── INFORMATION SUPPLIED

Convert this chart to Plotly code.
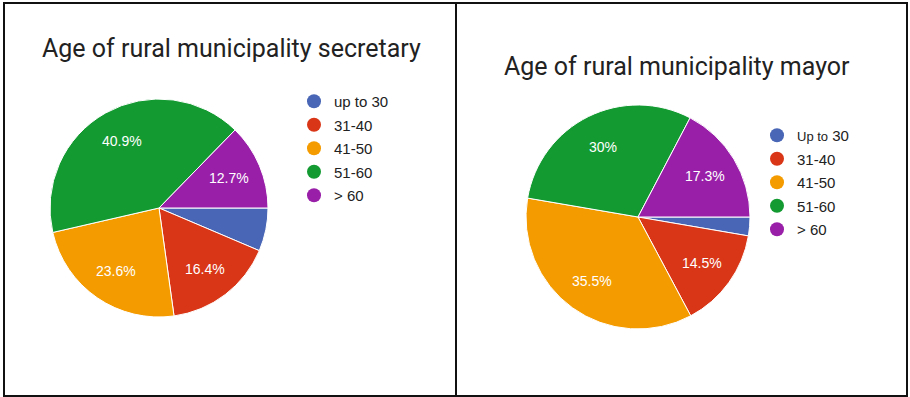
import math
import plotly.graph_objects as go

W, H = 910, 397

age_groups = ["up to 30", "31-40", "41-50", "51-60", "> 60"]
mayor_legend_names = ["<span style='font-size:13px'>Up to</span> 30", "31-40", "41-50", "51-60", "> 60"]
secretary_pct = [6.4, 16.4, 23.6, 40.9, 12.7]
mayor_pct = [2.7, 14.5, 35.5, 30, 17.3]
# the thin first slice carries no label
hidden_label = [True, False, False, False, False]

colors = ["#4866B5", "#D93617", "#F49B00", "#139B32", "#991FA9"]

title_secretary = "Age of rural municipality secretary"
title_mayor = "Age of rural municipality mayor"

# pie centres and radii in pixels
SEC_PIE = (159, 208, 109)
MAY_PIE = (638, 217, 112)
LABEL_RADIUS = 0.70  # fraction of the radius where slice labels sit
START_DEG = 0        # first slice starts at 3 o'clock, running clockwise


def px_domain(cx, cy, r):
    """Paper-space domain for a pie of radius r centred at pixel (cx, cy)."""
    return dict(
        x=[(cx - r) / W, (cx + r) / W],
        y=[(H - cy - r) / H, (H - cy + r) / H],
    )


def slice_labels(values, pie):
    """White percentage labels placed along each slice's mid-angle."""
    cx, cy, r = pie
    total = sum(values)
    acc = 0.0
    out = []
    for v, hide in zip(values, hidden_label):
        mid = (acc + v / 2) / total
        acc += v
        if hide:
            continue
        ang = math.radians(START_DEG + 360 * mid)
        px = cx + LABEL_RADIUS * r * math.cos(ang)
        py = cy + LABEL_RADIUS * r * math.sin(ang)
        out.append(dict(
            text=f"{v:g}%", x=px / W, y=1 - py / H, xref="paper", yref="paper",
            xanchor="center", yanchor="middle", showarrow=False,
            font=dict(family="Arial", size=14, color="white"),
        ))
    return out


fig = go.Figure()

pie_style = dict(
    sort=False,
    direction="clockwise",
    rotation=90 + START_DEG,
    textinfo="none",
    marker=dict(colors=colors, line=dict(color="white", width=1)),
    showlegend=False,
    hoverinfo="label+percent",
)

fig.add_trace(go.Pie(labels=age_groups, values=secretary_pct,
                     domain=px_domain(*SEC_PIE), **pie_style))
fig.add_trace(go.Pie(labels=age_groups, values=mayor_pct,
                     domain=px_domain(*MAY_PIE), **pie_style))

# circular legend swatches
for legend_id, names in (("legend", age_groups), ("legend2", mayor_legend_names)):
    for i, (name, c) in enumerate(zip(names, colors)):
        fig.add_trace(go.Scatter(
            x=[None], y=[None], mode="markers", name=name,
            marker=dict(symbol="circle", size=14, color=c),
            legend=legend_id, legendgroup=f"{legend_id}-{i}",
            showlegend=True, hoverinfo="skip",
        ))

legend_common = dict(
    font=dict(family="Arial", size=15, color="#222222"),
    bgcolor="rgba(0,0,0,0)",
    tracegroupgap=1,
    xanchor="left", yanchor="top",
    itemclick=False, itemdoubleclick=False,
)

title_font = dict(family="Roboto", size=25, color="#222222")

fig.update_layout(
    width=W, height=H,
    margin=dict(l=0, r=0, t=0, b=0),
    paper_bgcolor="white",
    plot_bgcolor="white",
    xaxis=dict(visible=False),
    yaxis=dict(visible=False),
    legend=dict(x=(314 - 20) / W, y=1 - (97 - 12) / H, **legend_common),
    legend2=dict(x=(777 - 20) / W, y=1 - (131 - 12) / H, **legend_common),
    annotations=[
        dict(text=title_secretary, x=231.5 / W, y=1 - 48 / H, xref="paper", yref="paper",
             xanchor="center", yanchor="middle", showarrow=False, font=title_font),
        dict(text=title_mayor, x=676.5 / W, y=1 - 67 / H, xref="paper", yref="paper",
             xanchor="center", yanchor="middle", showarrow=False, font=title_font),
    ] + slice_labels(secretary_pct, SEC_PIE) + slice_labels(mayor_pct, MAY_PIE),
    shapes=[
        dict(type="rect", xref="paper", yref="paper", x0=4 / W, x1=456 / W,
             y0=1 - 396 / H, y1=1 - 3 / H, line=dict(color="#111111", width=2)),
        dict(type="rect", xref="paper", yref="paper", x0=456 / W, x1=907 / W,
             y0=1 - 396 / H, y1=1 - 3 / H, line=dict(color="#111111", width=2)),
    ],
)

fig.write_html("out.html")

────

■ TO BE DONE
Transcribe the material exactly, keeping every word and none of the pictures.

■ FINISHED EXERCISE
Convert this chart to Plotly code.
import math
import plotly.graph_objects as go

W, H = 910, 397

age_groups = ["up to 30", "31-40", "41-50", "51-60", "> 60"]
mayor_legend_names = ["<span style='font-size:13px'>Up to</span> 30", "31-40", "41-50", "51-60", "> 60"]
secretary_pct = [6.4, 16.4, 23.6, 40.9, 12.7]
mayor_pct = [2.7, 14.5, 35.5, 30, 17.3]
# the thin first slice carries no label
hidden_label = [True, False, False, False, False]

colors = ["#4866B5", "#D93617", "#F49B00", "#139B32", "#991FA9"]

title_secretary = "Age of rural municipality secretary"
title_mayor = "Age of rural municipality mayor"

# pie centres and radii in pixels
SEC_PIE = (159, 208, 109)
MAY_PIE = (638, 217, 112)
LABEL_RADIUS = 0.70  # fraction of the radius where slice labels sit
START_DEG = 0        # first slice starts at 3 o'clock, running clockwise


def px_domain(cx, cy, r):
    """Paper-space domain for a pie of radius r centred at pixel (cx, cy)."""
    return dict(
        x=[(cx - r) / W, (cx + r) / W],
        y=[(H - cy - r) / H, (H - cy + r) / H],
    )


def slice_labels(values, pie):
    """White percentage labels placed along each slice's mid-angle."""
    cx, cy, r = pie
    total = sum(values)
    acc = 0.0
    out = []
    for v, hide in zip(values, hidden_label):
        mid = (acc + v / 2) / total
        acc += v
        if hide:
            continue
        ang = math.radians(START_DEG + 360 * mid)
        px = cx + LABEL_RADIUS * r * math.cos(ang)
        py = cy + LABEL_RADIUS * r * math.sin(ang)
        out.append(dict(
            text=f"{v:g}%", x=px / W, y=1 - py / H, xref="paper", yref="paper",
            xanchor="center", yanchor="middle", showarrow=False,
            font=dict(family="Arial", size=14, color="white"),
        ))
    return out


fig = go.Figure()

pie_style = dict(
    sort=False,
    direction="clockwise",
    rotation=90 + START_DEG,
    textinfo="none",
    marker=dict(colors=colors, line=dict(color="white", width=1)),
    showlegend=False,
    hoverinfo="label+percent",
)

fig.add_trace(go.Pie(labels=age_groups, values=secretary_pct,
                     domain=px_domain(*SEC_PIE), **pie_style))
fig.add_trace(go.Pie(labels=age_groups, values=mayor_pct,
                     domain=px_domain(*MAY_PIE), **pie_style))

# circular legend swatches
for legend_id, names in (("legend", age_groups), ("legend2", mayor_legend_names)):
    for i, (name, c) in enumerate(zip(names, colors)):
        fig.add_trace(go.Scatter(
            x=[None], y=[None], mode="markers", name=name,
            marker=dict(symbol="circle", size=14, color=c),
            legend=legend_id, legendgroup=f"{legend_id}-{i}",
            showlegend=True, hoverinfo="skip",
        ))

legend_common = dict(
    font=dict(family="Arial", size=15, color="#222222"),
    bgcolor="rgba(0,0,0,0)",
    tracegroupgap=1,
    xanchor="left", yanchor="top",
    itemclick=False, itemdoubleclick=False,
)

title_font = dict(family="Roboto", size=25, color="#222222")

fig.update_layout(
    width=W, height=H,
    margin=dict(l=0, r=0, t=0, b=0),
    paper_bgcolor="white",
    plot_bgcolor="white",
    xaxis=dict(visible=False),
    yaxis=dict(visible=False),
    legend=dict(x=(314 - 20) / W, y=1 - (97 - 12) / H, **legend_common),
    legend2=dict(x=(777 - 20) / W, y=1 - (131 - 12) / H, **legend_common),
    annotations=[
        dict(text=title_secretary, x=231.5 / W, y=1 - 48 / H, xref="paper", yref="paper",
             xanchor="center", yanchor="middle", showarrow=False, font=title_font),
        dict(text=title_mayor, x=676.5 / W, y=1 - 67 / H, xref="paper", yref="paper",
             xanchor="center", yanchor="middle", showarrow=False, font=title_font),
    ] + slice_labels(secretary_pct, SEC_PIE) + slice_labels(mayor_pct, MAY_PIE),
    shapes=[
        dict(type="rect", xref="paper", yref="paper", x0=4 / W, x1=456 / W,
             y0=1 - 396 / H, y1=1 - 3 / H, line=dict(color="#111111", width=2)),
        dict(type="rect", xref="paper", yref="paper", x0=456 / W, x1=907 / W,
             y0=1 - 396 / H, y1=1 - 3 / H, line=dict(color="#111111", width=2)),
    ],
)

fig.write_html("out.html")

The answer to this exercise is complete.